• **EXERCISE PROMPT**
Pictures stay out of this copy; please retype only the lines from the start of the records through the line with "0.85, 0.915, 0.945, 0.962, 0.976, 0.988, 0.999, 1.0, 1.0]".
Start of MATERIAL FOR THIS TASK
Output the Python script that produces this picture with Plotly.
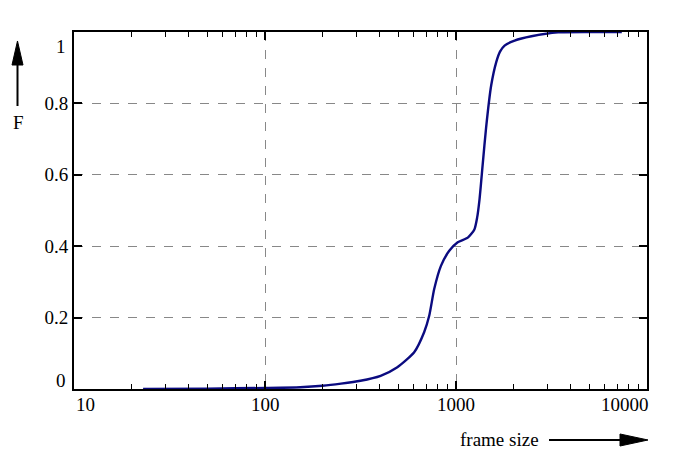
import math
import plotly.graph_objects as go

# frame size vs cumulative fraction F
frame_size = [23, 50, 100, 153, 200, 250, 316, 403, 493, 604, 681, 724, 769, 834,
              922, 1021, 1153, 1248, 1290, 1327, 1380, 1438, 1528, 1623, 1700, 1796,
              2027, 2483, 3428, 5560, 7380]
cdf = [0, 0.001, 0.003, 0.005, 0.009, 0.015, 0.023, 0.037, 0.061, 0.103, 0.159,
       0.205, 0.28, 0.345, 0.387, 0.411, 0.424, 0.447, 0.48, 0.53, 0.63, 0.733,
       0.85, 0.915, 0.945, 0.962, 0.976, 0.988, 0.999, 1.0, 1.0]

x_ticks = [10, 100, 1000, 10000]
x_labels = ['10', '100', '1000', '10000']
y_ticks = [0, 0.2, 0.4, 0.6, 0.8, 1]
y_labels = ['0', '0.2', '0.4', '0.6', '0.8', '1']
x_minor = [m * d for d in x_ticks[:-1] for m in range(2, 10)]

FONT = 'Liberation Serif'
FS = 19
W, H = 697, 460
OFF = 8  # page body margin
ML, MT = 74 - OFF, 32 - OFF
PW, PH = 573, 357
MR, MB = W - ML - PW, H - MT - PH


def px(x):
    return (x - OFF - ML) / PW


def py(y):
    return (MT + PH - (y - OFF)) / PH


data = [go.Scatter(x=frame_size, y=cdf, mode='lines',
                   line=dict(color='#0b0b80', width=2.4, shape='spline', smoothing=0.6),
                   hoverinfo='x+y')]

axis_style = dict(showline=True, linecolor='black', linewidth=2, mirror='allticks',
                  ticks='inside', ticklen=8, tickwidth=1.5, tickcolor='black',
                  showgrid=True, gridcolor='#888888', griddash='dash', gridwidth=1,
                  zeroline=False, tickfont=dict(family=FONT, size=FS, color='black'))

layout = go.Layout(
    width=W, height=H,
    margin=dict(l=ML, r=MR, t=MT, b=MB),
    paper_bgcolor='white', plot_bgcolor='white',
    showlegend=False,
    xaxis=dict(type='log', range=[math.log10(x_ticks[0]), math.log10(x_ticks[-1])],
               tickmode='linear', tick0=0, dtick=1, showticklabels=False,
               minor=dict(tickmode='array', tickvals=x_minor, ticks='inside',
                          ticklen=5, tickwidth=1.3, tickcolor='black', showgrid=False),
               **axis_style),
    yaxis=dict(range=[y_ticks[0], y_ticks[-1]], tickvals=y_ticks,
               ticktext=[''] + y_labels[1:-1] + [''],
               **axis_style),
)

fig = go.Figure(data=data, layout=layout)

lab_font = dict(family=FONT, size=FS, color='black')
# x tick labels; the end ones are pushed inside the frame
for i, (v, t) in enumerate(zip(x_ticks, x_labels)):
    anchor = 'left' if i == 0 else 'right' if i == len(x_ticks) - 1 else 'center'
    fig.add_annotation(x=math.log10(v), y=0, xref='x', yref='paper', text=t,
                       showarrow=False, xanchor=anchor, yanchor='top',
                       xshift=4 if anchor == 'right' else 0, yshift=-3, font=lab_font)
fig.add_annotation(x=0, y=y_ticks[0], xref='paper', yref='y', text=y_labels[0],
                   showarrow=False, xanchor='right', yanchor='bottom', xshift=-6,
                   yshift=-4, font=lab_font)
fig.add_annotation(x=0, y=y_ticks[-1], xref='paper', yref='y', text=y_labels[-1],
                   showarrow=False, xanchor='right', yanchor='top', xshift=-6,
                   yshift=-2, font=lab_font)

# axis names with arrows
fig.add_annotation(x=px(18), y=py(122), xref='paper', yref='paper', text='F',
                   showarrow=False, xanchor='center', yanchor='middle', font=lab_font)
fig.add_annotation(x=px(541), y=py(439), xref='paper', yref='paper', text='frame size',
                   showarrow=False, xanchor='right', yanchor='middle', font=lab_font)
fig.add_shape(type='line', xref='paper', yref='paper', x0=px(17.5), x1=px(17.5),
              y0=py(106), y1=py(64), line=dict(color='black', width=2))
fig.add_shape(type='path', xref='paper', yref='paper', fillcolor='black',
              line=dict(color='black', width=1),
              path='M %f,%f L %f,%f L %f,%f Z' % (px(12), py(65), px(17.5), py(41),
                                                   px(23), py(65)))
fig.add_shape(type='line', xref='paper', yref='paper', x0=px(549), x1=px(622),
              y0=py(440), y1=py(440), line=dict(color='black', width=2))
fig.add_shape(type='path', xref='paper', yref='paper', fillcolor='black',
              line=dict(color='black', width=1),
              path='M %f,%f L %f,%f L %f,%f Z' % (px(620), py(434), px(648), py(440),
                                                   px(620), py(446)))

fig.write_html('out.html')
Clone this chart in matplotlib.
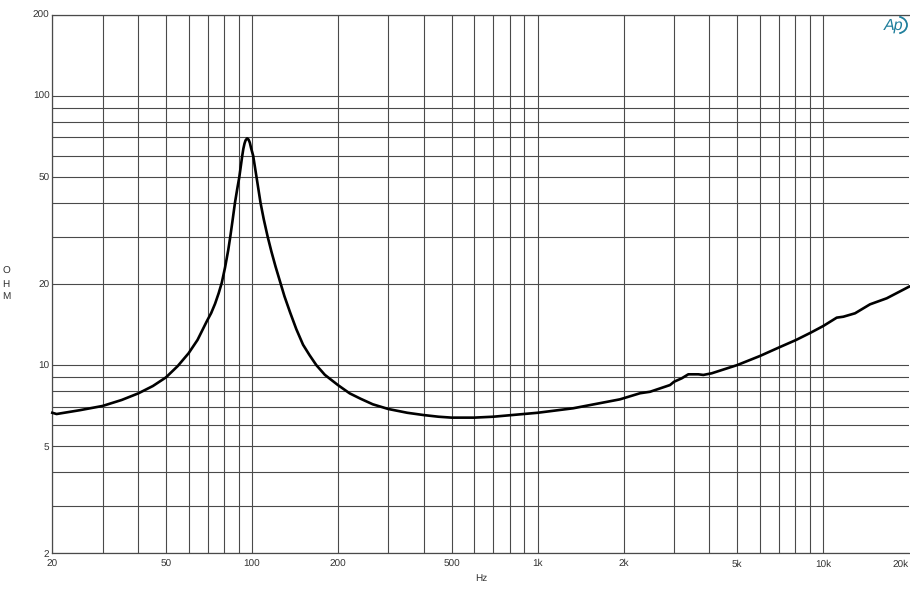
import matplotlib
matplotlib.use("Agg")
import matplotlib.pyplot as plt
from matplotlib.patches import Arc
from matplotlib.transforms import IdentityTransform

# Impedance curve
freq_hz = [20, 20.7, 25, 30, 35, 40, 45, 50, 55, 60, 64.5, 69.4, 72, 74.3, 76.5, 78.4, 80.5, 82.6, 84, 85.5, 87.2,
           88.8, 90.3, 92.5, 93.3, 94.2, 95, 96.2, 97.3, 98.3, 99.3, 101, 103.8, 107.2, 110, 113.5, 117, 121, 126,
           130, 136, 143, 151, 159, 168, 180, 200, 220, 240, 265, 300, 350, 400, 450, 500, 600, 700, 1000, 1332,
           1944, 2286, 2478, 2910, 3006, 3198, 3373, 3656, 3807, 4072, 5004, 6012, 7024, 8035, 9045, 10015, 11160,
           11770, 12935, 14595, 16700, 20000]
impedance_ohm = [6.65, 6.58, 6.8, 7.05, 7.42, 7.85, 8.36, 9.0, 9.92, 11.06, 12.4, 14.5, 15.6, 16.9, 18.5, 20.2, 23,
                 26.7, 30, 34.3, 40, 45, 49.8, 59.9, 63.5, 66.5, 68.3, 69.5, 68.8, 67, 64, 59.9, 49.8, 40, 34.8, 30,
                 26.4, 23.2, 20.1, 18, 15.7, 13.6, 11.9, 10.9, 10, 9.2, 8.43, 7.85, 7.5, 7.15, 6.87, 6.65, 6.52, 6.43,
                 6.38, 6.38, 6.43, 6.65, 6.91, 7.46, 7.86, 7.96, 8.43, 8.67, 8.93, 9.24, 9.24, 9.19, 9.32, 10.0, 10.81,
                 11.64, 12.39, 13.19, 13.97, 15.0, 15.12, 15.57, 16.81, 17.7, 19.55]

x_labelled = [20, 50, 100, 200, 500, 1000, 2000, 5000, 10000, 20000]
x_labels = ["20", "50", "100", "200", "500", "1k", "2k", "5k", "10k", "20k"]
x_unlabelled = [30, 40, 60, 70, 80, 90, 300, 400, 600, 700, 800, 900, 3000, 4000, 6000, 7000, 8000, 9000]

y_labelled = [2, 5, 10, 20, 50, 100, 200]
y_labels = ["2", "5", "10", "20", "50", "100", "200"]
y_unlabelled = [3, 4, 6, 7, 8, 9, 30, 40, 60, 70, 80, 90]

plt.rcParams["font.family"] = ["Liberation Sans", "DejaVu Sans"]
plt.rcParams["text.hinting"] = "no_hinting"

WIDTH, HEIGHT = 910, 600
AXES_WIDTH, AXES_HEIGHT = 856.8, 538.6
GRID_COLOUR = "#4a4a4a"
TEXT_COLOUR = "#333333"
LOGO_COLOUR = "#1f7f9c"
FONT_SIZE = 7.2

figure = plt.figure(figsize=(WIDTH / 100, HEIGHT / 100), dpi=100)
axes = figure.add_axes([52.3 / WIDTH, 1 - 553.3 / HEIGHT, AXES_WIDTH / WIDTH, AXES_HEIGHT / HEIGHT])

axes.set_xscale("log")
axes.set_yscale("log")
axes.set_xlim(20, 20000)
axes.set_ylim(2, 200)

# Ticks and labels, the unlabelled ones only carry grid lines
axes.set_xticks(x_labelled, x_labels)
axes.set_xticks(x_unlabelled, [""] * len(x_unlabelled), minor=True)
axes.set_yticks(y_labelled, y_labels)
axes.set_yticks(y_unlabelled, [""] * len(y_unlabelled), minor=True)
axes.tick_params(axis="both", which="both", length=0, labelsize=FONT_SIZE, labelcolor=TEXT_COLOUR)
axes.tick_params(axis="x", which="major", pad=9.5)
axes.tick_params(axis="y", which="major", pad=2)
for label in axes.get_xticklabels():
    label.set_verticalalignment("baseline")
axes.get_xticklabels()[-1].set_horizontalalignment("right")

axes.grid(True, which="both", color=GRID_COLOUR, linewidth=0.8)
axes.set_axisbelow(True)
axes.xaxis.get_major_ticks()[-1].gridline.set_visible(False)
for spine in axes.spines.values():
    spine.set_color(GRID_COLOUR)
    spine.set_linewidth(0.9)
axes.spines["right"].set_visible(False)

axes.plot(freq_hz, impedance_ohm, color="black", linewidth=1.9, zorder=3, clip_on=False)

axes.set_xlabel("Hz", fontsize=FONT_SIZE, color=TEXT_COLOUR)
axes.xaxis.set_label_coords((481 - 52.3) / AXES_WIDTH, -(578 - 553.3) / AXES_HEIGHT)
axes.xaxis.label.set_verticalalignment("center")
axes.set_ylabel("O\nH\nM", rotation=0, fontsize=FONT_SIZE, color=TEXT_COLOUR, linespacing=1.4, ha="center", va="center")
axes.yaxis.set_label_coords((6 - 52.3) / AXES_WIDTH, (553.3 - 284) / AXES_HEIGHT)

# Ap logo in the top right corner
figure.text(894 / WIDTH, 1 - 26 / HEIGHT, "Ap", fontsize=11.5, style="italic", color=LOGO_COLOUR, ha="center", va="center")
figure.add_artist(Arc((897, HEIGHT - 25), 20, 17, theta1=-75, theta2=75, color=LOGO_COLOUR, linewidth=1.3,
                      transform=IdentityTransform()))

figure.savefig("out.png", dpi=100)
End of MATERIAL FOR THIS TASK
• **RESULT**
Output the Python script that produces this picture with Plotly.
import math
import plotly.graph_objects as go

# frame size vs cumulative fraction F
frame_size = [23, 50, 100, 153, 200, 250, 316, 403, 493, 604, 681, 724, 769, 834,
              922, 1021, 1153, 1248, 1290, 1327, 1380, 1438, 1528, 1623, 1700, 1796,
              2027, 2483, 3428, 5560, 7380]
cdf = [0, 0.001, 0.003, 0.005, 0.009, 0.015, 0.023, 0.037, 0.061, 0.103, 0.159,
       0.205, 0.28, 0.345, 0.387, 0.411, 0.424, 0.447, 0.48, 0.53, 0.63, 0.733,
       0.85, 0.915, 0.945, 0.962, 0.976, 0.988, 0.999, 1.0, 1.0]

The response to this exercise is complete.